We’ve all seen various images and video clips of robots on product assembly lines ranging from cars to pocket tools. While robots have helped automate the manufacturing process, few details exist about where the future is likely heading apart from whatever sci-fi theories that are floating around.
While nobody wants to see somebody lose their job, the fact of the matter is that robots are already at a point of being able to learn new tasks just by watching—something that is equally awe-inspiring and frightening. Already we are seeing robotic baristas to make our coffees, robots that can walk around museums at night to give viewers a virtual experience from anywhere in the world, and even robotic bellboys at hotels to deliver your luggage to your room.
How robots and their programs will continue to change the landscape of manufacturing still raises a lot of questions ranging from the potential effects on the economy to how the manufacturing methods might change a traditional product design process.
In this new short film from CGP Grey released this week, we get a more detailed look at where the current state of robots are today:
- We spent the last several thousand years creating tools to make physical labor easier…robots are the next step and doesn’t necessarily mean that jobs will be lost if the operators become more specialized workers.
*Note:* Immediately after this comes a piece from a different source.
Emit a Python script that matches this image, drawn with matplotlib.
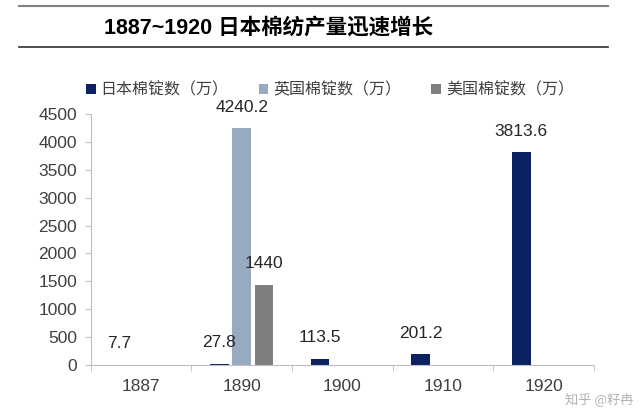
import numpy as np
import matplotlib
matplotlib.use("Agg")
import matplotlib.pyplot as plt

plt.rcParams['font.family'] = ['Liberation Sans', 'Noto Sans CJK SC', 'DejaVu Sans']

years = ["1887", "1890", "1900", "1910", "1920"]
japan = [7.7, 27.8, 113.5, 201.2, 3813.6]
britain = [None, 4240.2, None, None, None]
usa = [None, 1440, None, None, None]
series_names = ["日本棉锭数（万）", "英国棉锭数（万）", "美国棉锭数（万）"]
colors = ["#0B2161", "#98AABF", "#7F7F7F"]

fig = plt.figure(figsize=(6.4, 4.08), dpi=100)
ax = fig.add_axes([0.142, 0.105, 0.786, 0.616])

x = np.arange(len(years))
w = 0.185
step = 0.222
for i, (vals, name, c) in enumerate(zip([japan, britain, usa], series_names, colors)):
    xs = [x[j] + (i - 1) * step for j in range(len(vals)) if vals[j] is not None]
    vs = [v for v in vals if v is not None]
    ax.bar(xs, vs, width=w, color=c, label=name)
    for xv, v in zip(xs, vs):
        ax.annotate(f"{v:g}", (xv, v), xytext=(0, 15), textcoords="offset points",
                    ha="center", va="center", fontsize=12.5, color="#262626")

ax.set_xlim(-0.5, len(years) - 0.5)
ax.set_ylim(0, 4500)
ax.set_yticks(np.arange(0, 4501, 500))
ax.set_xticks(x)
ax.set_xticklabels(years)
ax.set_xticks(np.arange(-0.5, len(years)), minor=True)
ax.tick_params(axis="x", which="major", length=0, pad=10, labelsize=12.5, colors="#404040")
ax.tick_params(axis="x", which="minor", length=4, color="#BFBFBF")
ax.tick_params(axis="y", length=4, color="#BFBFBF", labelsize=12.5, labelcolor="#404040", pad=6)
for s in ["top", "right"]:
    ax.spines[s].set_visible(False)
for s in ["left", "bottom"]:
    ax.spines[s].set_color("#BFBFBF")

leg = fig.legend(loc="center left", bbox_to_anchor=(0.112, 1 - 90 / 408), ncol=3, frameon=False,
                 handlelength=0.6, handleheight=0.6, handletextpad=0.3, columnspacing=1.9,
                 prop={"family": ["Noto Sans CJK SC"], "size": 11.5})
for t in leg.get_texts():
    t.set_color("#404040")

# header with rules
fig.add_artist(plt.Line2D([0.03, 0.95], [1 - 6 / 408] * 2, color="#808080", lw=1.5))
fig.add_artist(plt.Line2D([0.03, 0.95], [1 - 47 / 408] * 2, color="#303030", lw=1.2))
fig.text(0.163, 1 - 28 / 408, "1887~1920 日本棉纺产量迅速增长", fontsize=15.5, fontweight="bold",
         va="center", ha="left", family=["Liberation Sans", "Noto Sans CJK SC"])

# watermark
fig.text(0.99, 1 - 399 / 408, "知乎 @籽冉", fontsize=9.5, color="#A0A0A0", alpha=0.8,
         va="center", ha="right", family=["Noto Sans CJK SC", "DejaVu Sans"])

fig.savefig("out.png", dpi=100)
- There are two kinds of robots: the old robot is automated by operators and programmers. The ‘new’ robot is a quick-learning general purpose robot that can be used for multiple tasks.
- The annual cost of ‘Baxter the Robot’ is drastically cheaper than a human worker.
- Millions of people don’t care about ‘artisanal craft’ such as handmade coffee drinks and will just as happily drink automated coffee at the touch of an app.
- Self-driving cars are one of the best current-day examples of how robots can improve efficiency, safety and costs.
If there’s one thing to take away from this short film, it’s the fact that robots are here right now, automation is inevitable and the best thing we can do is head down to the Florida Keys and drink margaritas while fishing from a dock.
What do you think about the message of the video and how it might shape the future of product design?